Durch die Kristallisation erscheint der andere uns als vollkommen, ganz wie der Märchenprinz, verwandelt durch eine blinde Leidenschaft, die selbst die belanglosesten Details in einzigartige und erhabene Wesensmerkmale umwandelt.

Stendhal schreibt: »Die Liebe ist wie das Fieber, sie entsteht und erlischt, ohne dass der Wille daran den geringsten Anteil hat. Dies ist einer der Hauptunterschiede zwischen der Liebe aus Geschmack und der Liebe aus Leidenschaft, und man kann sich über die guten Eigenschaften des geliebten Wesens nur freuen als über einen glücklichen Zufall.«

Doch wenn die Liebe nichts anderes ist als eine eingebildete Leidenschaft, was bleibt von ihr übrig, wenn wir erst einmal erreicht haben, wonach wir uns sehnten? Wie sollte uns nicht die Enttäuschung übermannen, wenn wir den anderen plötzlich so sehen, wie er ist?

Wäre die Liebe einzig und allein eine Frucht unserer Idealisierung, wie Stendhal glaubte, würde sie die Konfrontation mit der Wirklichkeit nicht überdauern. Sie würde verschwinden, sobald die Maske fällt, und an der Banalität der Realität zerbrechen wie ein zersplitterndes Kristallglas: Er, der immer alles wusste und niemals zögerte, jetzt ist er wie gelähmt und erinnert sich nicht einmal mehr an meine Lieblingsfarbe. Und welche Blumen sind mir die allerliebsten? Nein, doch nicht weiße Rosen! Die machten meiner Mama solche Freude, wenn ich ihr am Sonntagmorgen nach der Messe auf dem Heimweg welche kaufte. Nein, Mimosen auch nicht! Das waren meine Lieblingsblumen, als ich noch ein Kind war und sie immer in der kleinen Grünanlage auf dem Platz pflücken ging.

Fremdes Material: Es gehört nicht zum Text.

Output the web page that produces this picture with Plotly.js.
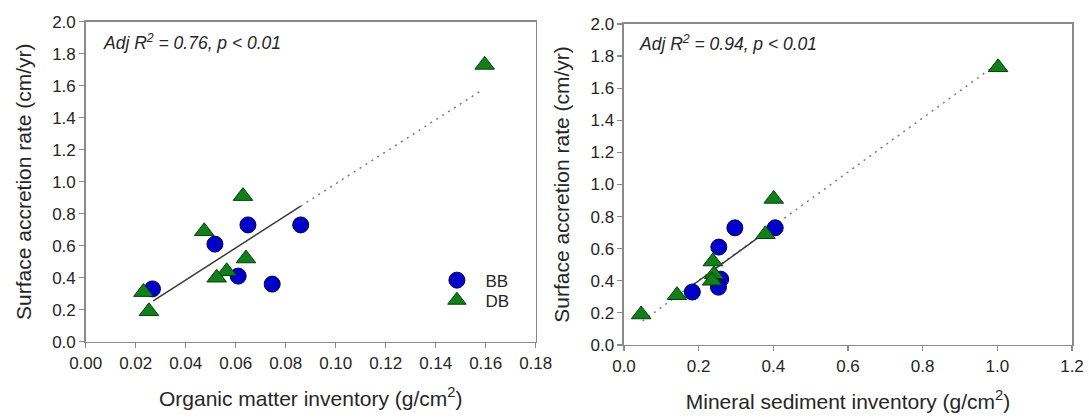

Solange der andere uns nicht verlässt, idealisieren wir ihn notgedrungen in einer weiteren Kristallisation.

Aber es ist nicht die Liebe, die den anderen verklärt. Es ist unsere Unfähigkeit, eine Person so zu sehen, wie sie ist, was uns der Realität gegenüber blind und taub macht.